To the bigots who read this column, forget the simpleton argument that all you want is the best team, black or white. It doesn’t have substance because the so called best national team on average since 1992 averages two black players in the starting XV. The results, but for the occasional high, have been abysmal, but the 13 white players aren’t blamed for the shocking returns. What’s blamed is transformation, which is presented as fact when it is nothing more than an ingrained prejudice.
I am sick of hearing the defence of merit based on white and the condescending applause of a black player who shouldn’t be defined by anything but his brilliance on the rugby field.
I still hear people talk of Springbok rugby’s greatest try scorer Bryan Habana as being good for a quota player but the many white wingers whose Springbok wing careers are defined by the mediocre are accepted as merit selections.
It is disgusting but what is even more disgusting (for me) is that the saviour of SA Rugby, endorsed by smaller unions who should be as insignificant as the mediocre historical white Springbok winger, is the Leopards Rugby Union president Andre May, who will challenge incumbent Mark Alexander on April 6.
May’s only relevance to the SA Rugby landscape is that he is one of only two provincial union presidents who refused to sign the South African Rugby Union transformation charter.
He shouldn’t be in South African rugby, let alone a candidate to lead the sport in 2018.
The acceptance of white mediocrity in our rugby selections appals me; equally the resistance to acknowledging the quality of black rugby players.
May, in the calendar year, comes after April and before June. In terms of our rugby, a man who refuses to embrace transformation should come before or after nothing. He shouldn’t even be a consideration.
The emphasis on transformation has to come from the existing leadership of president Mark Alexander, his deputy Francois Davids and the CEO Jurie Roux. The trio simply have to show strength in their conviction about what is right for the game. They have to crack the whip or find a way constitutionally to lead South Africa out of the suffocation that is white endorsement.
It’s a fact that the game, 25 years after unification, remains white on the playing field, the trio have the privilege of being at the forefront of change. Now is their time to show it.

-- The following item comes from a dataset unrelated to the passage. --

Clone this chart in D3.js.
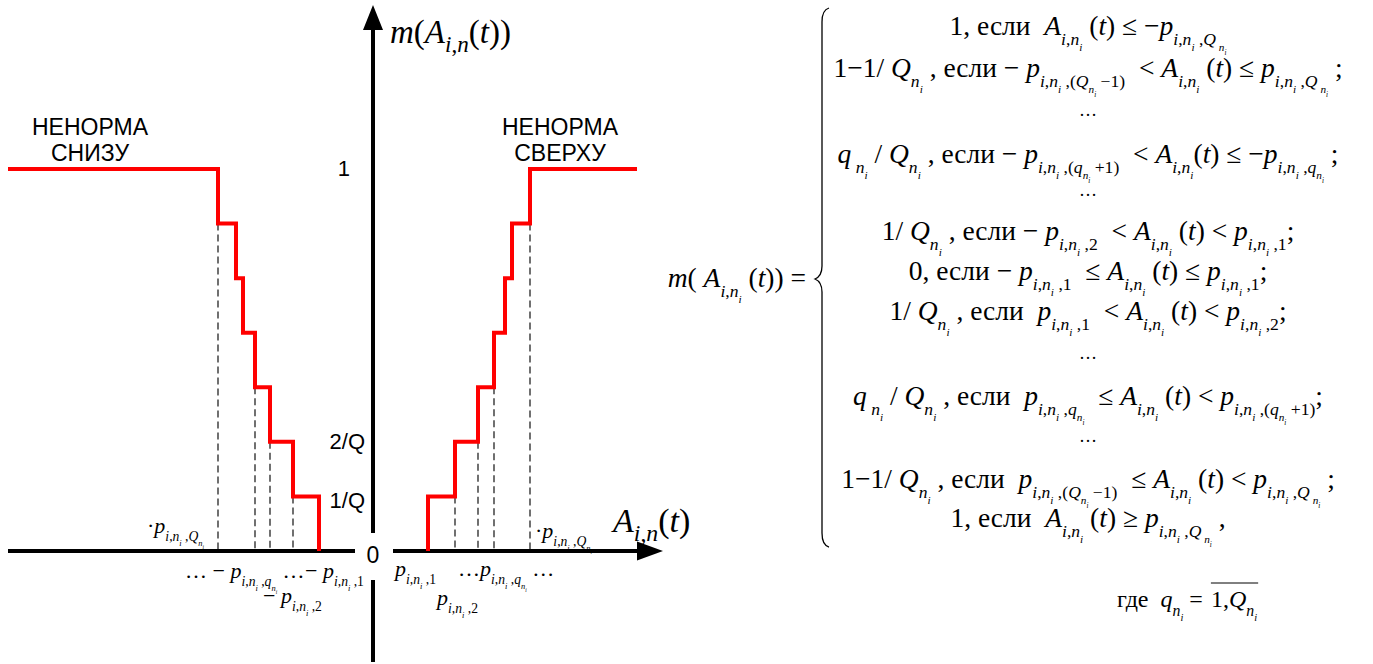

SA Rugby Magazine’s Jon Cardinelli’s factual and unemotional detailing of the failings of SA Rugby to transform professionally on the field in Super Rugby is damning of the franchises.
Equally, the statistics are unacceptable if rugby is to mirror the transformation of South Africa as a society.
I can’t endorse the candidacy of a man who can’t understand the obvious in why rugby has to transform. Equally, the incumbents can’t escape censure because of an imbalanced provincial/regional constitution that allows the tail to parade as the dog in South African Rugby.
Cardinelli detailed the absolute failure of the franchises to transform and then questioned the realism of expecting Springboks coach Rassie Erasmus’s 2019 World Cup Springboks to be a 50/50 black/white on-field selection.
Take a read of Cardinelli’s research and then you be the judge of whether transformation is at the heart of South African (and by extension Springboks) rugby failure, or if prejudice and white bias in selection is more a sin than a salvation?
Here’s what Cardinelli wrote: "Consider how the franchises have fared in this department between 2014 and 2017. As many as 107 black players featured in Super Rugby during that period. Only 17 of those players amassed 30 or more starts over those four seasons. As many as 73 of those 107 players started 15 or fewer games."
Translated in percentages, 15% of the Super Rugby established professional black playing base is expected to provide 50 percent of the 2019 Springbok Rugby World Cup run on XV.
That’s why so many believe that 35 percent of the black player selection is quota, because so few black players are given an equal opportunity to be part of that 50 percent selection; let alone the 100 percent.
Think about it, 85 percent of South Africa’s senior Super Rugby white player base (30 starts or more) have won nothing in Super Rugby in the last four years, yet the perception, reported as fact, is that South African rugby is at a low because of black player transformation.
The notion is as insulting as May’s presidential ambitions.